A second tool, the city’s Storm Response Map, relies on GPS devices in the snowplows to accurately show where they have been. It’s color-coded; dark blue shows routes that have been plowed in the past hour, light blue in the past three hours.
Besides prioritizing bus routes, traffic mainlines, major employers and hospitals, Bergerson said SDOT plows corridors to warming shelters, vaccine clinics and dialysis centers.
Sidewalk teams have shoveled freeway overpass walkways, he said. Thin walking paths were already cleared by Monday along the new John Lewis Bridge at Northgate Station.
King County Metro announced it will remain on the Emergency Snow Network, which shrinks service to 60 core routes primarily where cities have cleared a path.
Homeowners and businesses are required to clear sidewalks, but most don’t.
Former City Councilmember Tom Rasmussen called the snow buildup “treacherous” outside Pioneer Square Station. Gordon Padelford, executive director of Seattle Neighborhood Greenways, said near his Central District home, “even the major apartment buildings haven’t cleared more than a dozen feet by their doorway.”
As with the state’s shorthanded road team, fatigue becomes an issue as city workers drive 12 hours on, 12 hours off. SDOT workers will have to pace themselves for an unusually prolonged freeze.
“We are preparing our crews for weeks of ongoing work if necessary,” Bergerson said.
Bergerson says crews need to continue spreading salt on the core streets, in anticipation of more snow, which will conceal the ice sheets beneath. Additional snow is expected Wednesday night into Thursday evening, with chilly temperatures sticking around for a few days.
Snowplow drivers looped through a few extra streets Tuesday, including making multiple runs through South Park and a winding nontransit hill above Alki Beach. On south Queen Anne Hill, they cleared West Olympic Place to help service providers from Hopelink reach public-housing apartments, Bergerson said.
Unlike Seattle, where most major roads are cleared, suburban cities with fewer resources are less predictable.

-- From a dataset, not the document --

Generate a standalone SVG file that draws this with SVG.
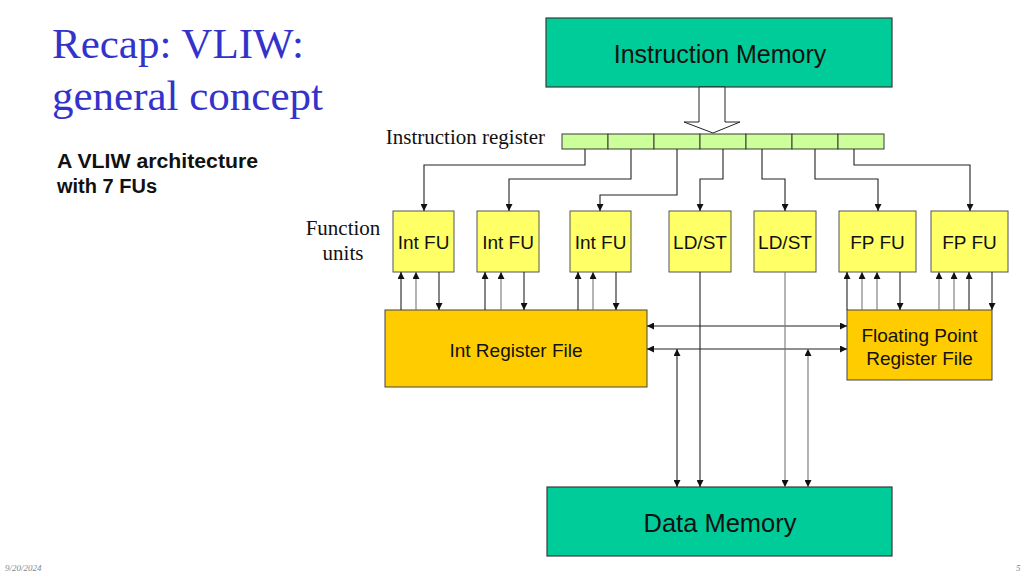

State Department of Transportation crews have worked overtime to clear I-5 as well as I-405 along the Eastside and I-90. But state Highway 104, between Edmonds and Shoreline, remains iced over at interchanges near Aurora Village/Highway 99 and near Edmonds City Park Park, en route to the ferry terminal, state cameras show.

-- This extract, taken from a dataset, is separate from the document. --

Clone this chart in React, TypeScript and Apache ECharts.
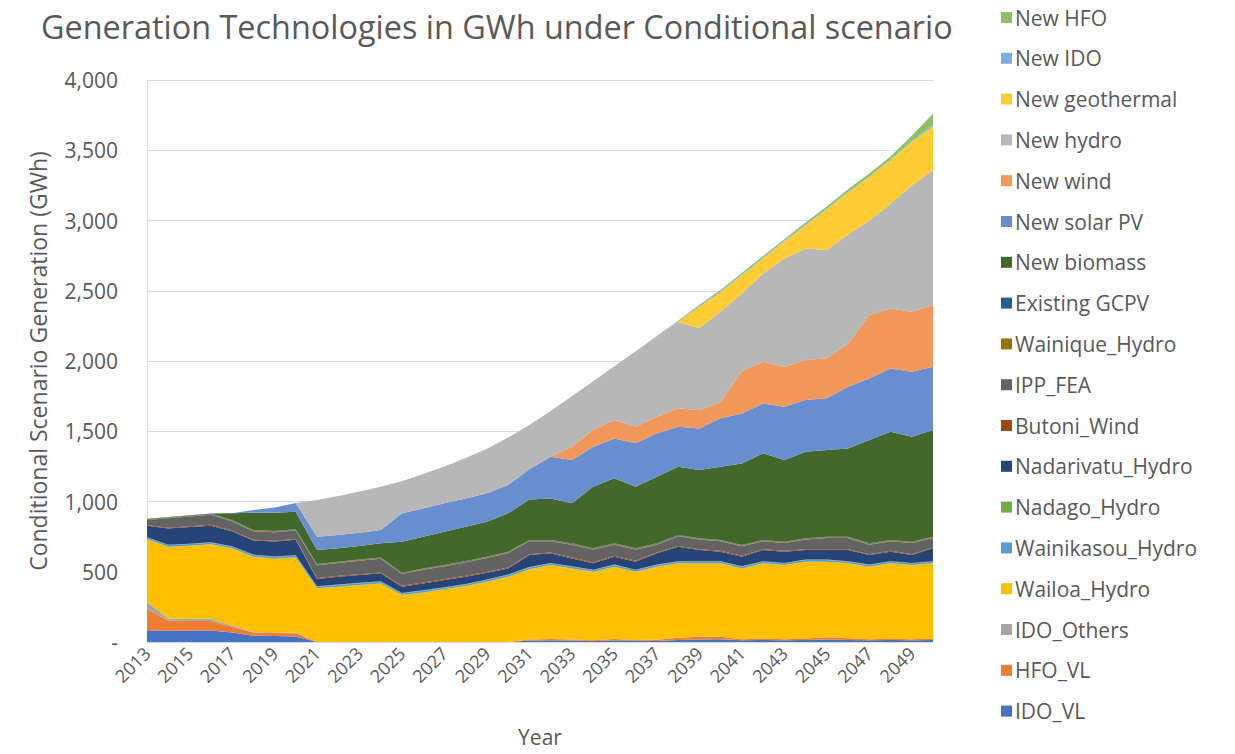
import React, { useEffect, useRef } from "react";
import * as echarts from "echarts";

const years = ["2013","2014","2015","2016","2017","2018","2019","2020","2021","2022","2023","2024","2025","2026","2027","2028","2029","2030","2031","2032","2033","2034","2035","2036","2037","2038","2039","2040","2041","2042","2043","2044","2045","2046","2047","2048","2049","2050"];

const idoVL = [83, 80, 80, 82, 68, 45, 42, 40, 0, 0, 0, 0, 0, 0, 0, 0, 0, 0, 10, 12, 10, 8, 12, 10, 8, 15, 18, 20, 12, 15, 12, 15, 18, 15, 12, 14, 12, 15];
const hfoVL = [155, 72, 70, 68, 40, 22, 22, 22, 0, 0, 0, 0, 0, 0, 0, 0, 0, 0, 8, 10, 8, 5, 10, 5, 8, 15, 20, 18, 8, 10, 8, 10, 15, 12, 8, 10, 8, 10];
const idoOthers = [47, 16, 15, 15, 10, 5, 5, 5, 0, 0, 0, 0, 0, 0, 0, 0, 0, 0, 0, 0, 0, 0, 0, 0, 0, 0, 0, 0, 0, 0, 0, 0, 0, 0, 0, 0, 0, 0];
const wailoa = [446, 510, 520, 530, 549, 535, 524, 535, 382, 394, 406, 417, 334, 353, 375, 398, 429, 465, 500, 526, 506, 487, 514, 485, 520, 530, 522, 522, 504, 535, 528, 547, 539, 533, 516, 536, 528, 535];
const wainikasou = [12, 12, 12, 12, 12, 12, 12, 12, 12, 12, 12, 12, 12, 12, 12, 12, 12, 12, 12, 12, 12, 12, 12, 12, 12, 12, 12, 12, 12, 12, 12, 12, 12, 12, 12, 12, 12, 12];
const nadago = [3, 3, 3, 3, 3, 3, 3, 3, 3, 3, 3, 3, 3, 3, 3, 3, 3, 3, 3, 3, 3, 3, 3, 3, 3, 3, 3, 3, 3, 3, 3, 3, 3, 3, 3, 3, 3, 3];
const nadarivatu = [81, 115, 118, 118, 106, 100, 107, 110, 51, 56, 56, 57, 45, 49, 51, 52, 49, 44, 86, 68, 56, 45, 56, 57, 80, 103, 80, 68, 68, 80, 80, 68, 68, 80, 68, 68, 56, 92];
const butoni = [6, 6, 6, 6, 6, 6, 6, 6, 6, 6, 6, 6, 6, 6, 6, 6, 6, 6, 6, 6, 6, 6, 6, 6, 6, 6, 6, 6, 6, 6, 6, 6, 6, 6, 6, 6, 6, 6];
const ippFEA = [35, 67, 69, 71, 65, 60, 60, 60, 92, 92, 96, 98, 84, 92, 92, 96, 99, 104, 92, 80, 92, 92, 80, 80, 56, 68, 68, 68, 68, 56, 56, 68, 80, 80, 68, 68, 80, 68];
const wainique = [5, 5, 5, 5, 5, 5, 5, 5, 5, 5, 5, 5, 5, 5, 5, 5, 5, 5, 5, 5, 5, 5, 5, 5, 5, 5, 5, 5, 5, 5, 5, 5, 5, 5, 5, 5, 5, 5];
const gcpv = [4, 4, 4, 4, 4, 4, 4, 4, 4, 4, 4, 4, 4, 4, 4, 4, 4, 4, 4, 4, 4, 4, 4, 4, 4, 4, 4, 4, 4, 4, 4, 4, 4, 4, 4, 4, 4, 4];
const newBiomass = [0, 0, 0, 0, 48, 123, 130, 125, 100, 95, 95, 100, 221, 226, 237, 245, 249, 273, 289, 296, 285, 438, 463, 438, 474, 487, 486, 522, 581, 617, 581, 616, 616, 628, 735, 771, 747, 759];
const newSolar = [0, 0, 0, 0, 0, 19, 38, 63, 95, 94, 95, 95, 202, 201, 202, 201, 202, 201, 215, 297, 308, 285, 284, 309, 309, 284, 296, 344, 356, 355, 380, 368, 368, 439, 439, 450, 463, 450];
const newWind = [0, 0, 0, 0, 0, 0, 0, 0, 0, 0, 0, 0, 0, 0, 0, 0, 0, 0, 0, 0, 95, 119, 131, 118, 118, 131, 130, 115, 300, 297, 284, 285, 285, 308, 451, 427, 427, 439];
const newHydro = [0, 0, 0, 0, 0, 0, 0, 0, 260, 279, 294, 308, 229, 244, 263, 288, 317, 338, 315, 326, 360, 346, 382, 538, 570, 615, 585, 646, 554, 628, 771, 794, 771, 775, 673, 746, 899, 962];
const newGeo = [0, 0, 0, 0, 0, 0, 0, 0, 0, 0, 0, 0, 0, 0, 0, 0, 0, 0, 0, 0, 0, 0, 0, 0, 0, 0, 152, 137, 129, 107, 120, 164, 290, 300, 310, 310, 310, 310];
const newIDO = [0, 0, 0, 0, 0, 0, 0, 0, 0, 0, 0, 0, 0, 0, 0, 0, 0, 0, 0, 0, 0, 0, 0, 0, 2, 3, 5, 5, 5, 5, 5, 5, 5, 5, 5, 5, 8, 12];
const newHFO = [0, 0, 0, 0, 0, 0, 0, 0, 0, 0, 0, 0, 0, 0, 0, 0, 0, 0, 0, 0, 0, 0, 0, 0, 3, 5, 8, 10, 12, 12, 12, 15, 15, 18, 20, 20, 35, 78];

const seriesDefs: [string, number[], string][] = [
  ["IDO_VL", idoVL, "#4472C4"],
  ["HFO_VL", hfoVL, "#ED7D31"],
  ["IDO_Others", idoOthers, "#A5A5A5"],
  ["Wailoa_Hydro", wailoa, "#FFC000"],
  ["Wainikasou_Hydro", wainikasou, "#5B9BD5"],
  ["Nadago_Hydro", nadago, "#70AD47"],
  ["Nadarivatu_Hydro", nadarivatu, "#264478"],
  ["Butoni_Wind", butoni, "#9E480E"],
  ["IPP_FEA", ippFEA, "#636363"],
  ["Wainique_Hydro", wainique, "#997300"],
  ["Existing GCPV", gcpv, "#255E91"],
  ["New biomass", newBiomass, "#43682B"],
  ["New solar PV", newSolar, "#698ED0"],
  ["New wind", newWind, "#F1975A"],
  ["New hydro", newHydro, "#B7B7B7"],
  ["New geothermal", newGeo, "#FFCD33"],
  ["New IDO", newIDO, "#7CAFDD"],
  ["New HFO", newHFO, "#8CC168"],
];

const FONT = "'Open Sans', sans-serif";
const TXT = "#595959";

export default function App() {
  const ref = useRef<HTMLDivElement>(null);
  useEffect(() => {
    if (!ref.current) return;
    const chart = echarts.init(ref.current, undefined, { renderer: "svg" });
    chart.setOption({
      animation: false,
      backgroundColor: "#ffffff",
      title: {
        text: "Generation Technologies in GWh under Conditional scenario",
        left: 36,
        top: 5,
        textStyle: { fontFamily: FONT, fontSize: 32.4, fontWeight: "normal", color: TXT },
      },
      grid: { left: 147, right: 302, top: 80, bottom: 112, containLabel: false },
      legend: {
        orient: "vertical",
        left: 996,
        top: 2,
        itemWidth: 11,
        itemHeight: 11,
        itemGap: 19.8,
        icon: "rect",
        data: seriesDefs.map((s) => s[0]).reverse(),
        textStyle: { fontFamily: FONT, fontSize: 21, color: TXT, lineHeight: 20, padding: [0, 0, 0, -2] },
      },
      xAxis: {
        type: "category",
        boundaryGap: false,
        data: years,
        name: "Year",
        nameLocation: "middle",
        nameGap: 84,
        nameTextStyle: { fontFamily: FONT, fontSize: 21, color: TXT },
        axisLine: { lineStyle: { color: "#D9D9D9" } },
        axisTick: { show: false },
        axisLabel: { interval: 1, rotate: 45, fontSize: 18, color: TXT, fontFamily: FONT, margin: 8 },
      },
      yAxis: {
        type: "value",
        min: 0,
        max: 4000,
        interval: 500,
        name: "Conditional Scenario Generation (GWh)",
        nameLocation: "middle",
        nameGap: 98,
        nameTextStyle: { fontFamily: FONT, fontSize: 23, color: TXT },
        axisLine: { show: true, lineStyle: { color: "#D9D9D9" } },
        axisTick: { show: false },
        splitLine: { lineStyle: { color: "#D9D9D9" } },
        axisLabel: {
          fontSize: 21,
          color: TXT,
          fontFamily: FONT,
          margin: 29,
          formatter: (v: number) => (v === 0 ? "-" : v.toLocaleString("en-US")),
        },
      },
      series: seriesDefs.map(([name, data, color]) => ({
        name,
        type: "line",
        stack: "total",
        data,
        symbol: "none",
        showSymbol: false,
        lineStyle: { width: 0, color },
        itemStyle: { color },
        areaStyle: { color, opacity: 1 },
      })),
    });
    return () => chart.dispose();
  }, []);
  return <div ref={ref} style={{ position: "absolute", left: 0, top: 0, width: 1235, height: 754 }} />;
}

Highway 104 is mapped as an Edmonds “anti-ice route.” But the two white interchanges are state territory, the city says.
Edmonds has three dump trucks, equipped with plow blades, available citywide, said Chuck Hiatt, city street lead. “Everybody’s focus is doing their main arterial,” he said.
State transportation officials didn’t have an immediate explanation about Edmonds, but say all available crews are working across the region.

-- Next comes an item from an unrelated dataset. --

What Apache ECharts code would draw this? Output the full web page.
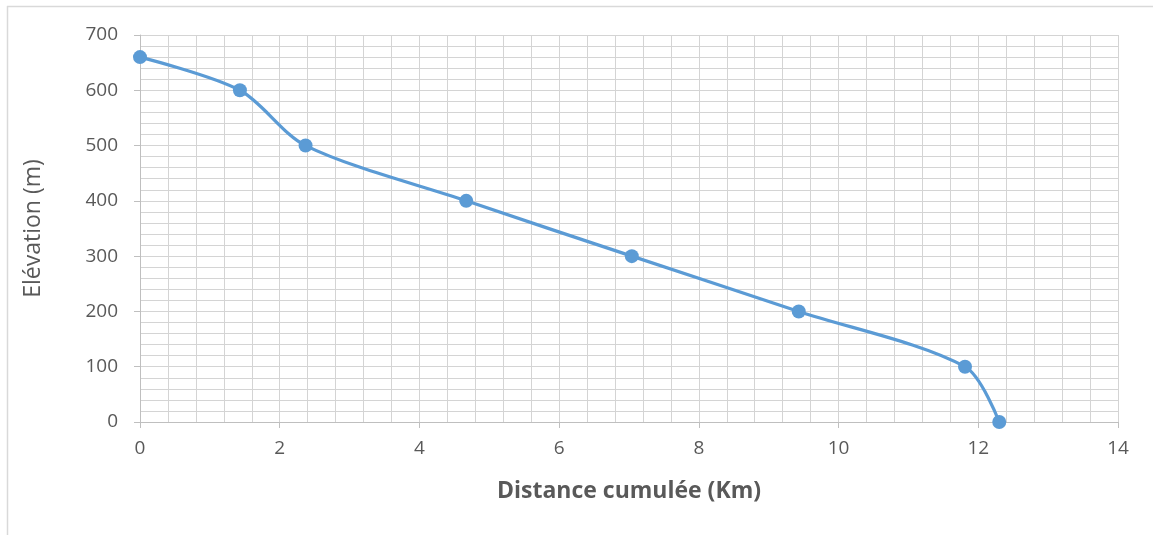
<!DOCTYPE html>
<html>
<head>
<meta charset="utf-8">
<script src="https://cdn.jsdelivr.net/npm/echarts@6/dist/echarts.min.js"></script>
<style>html,body{margin:0;padding:0;background:#fff;}#c{width:1153px;height:535px;}</style>
</head>
<body>
<div id="c"></div>
<script>
const distances = [0, 1.43, 2.37, 4.67, 7.04, 9.43, 11.81, 12.3];
const elevations = [660, 600, 500, 400, 300, 200, 100, 0];
const xTitle = 'Distance cumulée (Km)';
const yTitle = 'Elévation (m)';

const chart = echarts.init(document.getElementById('c'), null, {renderer: 'canvas'});
const font = '"Open Sans", "Liberation Sans", sans-serif';
const gridColor = '#d4d4d4';
chart.setOption({
  animation: false,
  backgroundColor: '#fff',
  graphic: [
    {type: 'line', shape: {x1: 7, y1: 6.5, x2: 1153, y2: 6.5}, style: {stroke: '#d9d9d9', lineWidth: 1.5}, silent: true},
    {type: 'line', shape: {x1: 7.5, y1: 6, x2: 7.5, y2: 535}, style: {stroke: '#d9d9d9', lineWidth: 1.5}, silent: true}
  ],
  grid: {left: 140, right: 35, top: 35, bottom: 113, containLabel: false},
  xAxis: {
    type: 'value', min: 0, max: 14, interval: 2,
    name: xTitle, nameLocation: 'middle', nameGap: 58,
    nameTextStyle: {fontFamily: font, fontSize: 23, fontWeight: 'bold', color: '#595959'},
    axisLine: {show: true, onZero: false, lineStyle: {color: '#bfbfbf', width: 1}},
    axisTick: {show: true, length: 6, lineStyle: {color: '#bfbfbf'}},
    axisLabel: {fontFamily: font, fontSize: 19, color: '#595959', margin: 17},
    splitLine: {show: true, lineStyle: {color: gridColor, width: 1}},
    minorTick: {show: false, splitNumber: 5},
    minorSplitLine: {show: true, lineStyle: {color: gridColor, width: 1}}
  },
  yAxis: {
    type: 'value', min: 0, max: 700, interval: 100,
    name: yTitle, nameLocation: 'middle', nameGap: 95, nameRotate: 90,
    nameTextStyle: {fontFamily: font, fontSize: 23, color: '#595959'},
    axisLine: {show: true, lineStyle: {color: '#bfbfbf', width: 1}},
    axisTick: {show: true, length: 6, lineStyle: {color: '#bfbfbf'}},
    axisLabel: {fontFamily: font, fontSize: 19, color: '#595959', margin: 22},
    splitLine: {show: true, lineStyle: {color: gridColor, width: 1}},
    minorTick: {show: false, splitNumber: 5},
    minorSplitLine: {show: true, lineStyle: {color: gridColor, width: 1}}
  },
  series: [{
    type: 'line',
    data: distances.map((d, i) => [d, elevations[i]]),
    smooth: 0.3,
    symbol: 'circle', symbolSize: 14,
    lineStyle: {color: '#5b9bd5', width: 3.2},
    itemStyle: {color: '#5b9bd5'}
  }]
});
</script>
</body>
</html>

Drivers have also complained about Highway 99 through Lynnwood, where that road is mostly packed brown and white snow. Motorist Andy Stevens said when he visited downtown Lynnwood on Monday, nearly all lanes of 196th Street Southwest, the city’s other main boulevard, were iced over. “There were multiple spinouts. It was supposed to be five lanes out there, but everybody was shuffling.”
Lynnwood officials say they have only six plows, and one was out of service until Tuesday, and a sander wasn’t operating. Often, cars packed the snow down to ice before the city could plow, they said.
“The continual below freezing temperatures make road clearing challenging,” the public works division said by e-mail. Sometimes the plow blade isn’t completely lowered, due to uneven pavement, or avoiding lane markers, which if broken might cause debris hazards.
“Most have worked several 12-hour shifts. I’m quite proud of their talent to do this work, as it is incredibly difficult and dangerous,” said Jared Bond, Lynnwood’s public works operations manager.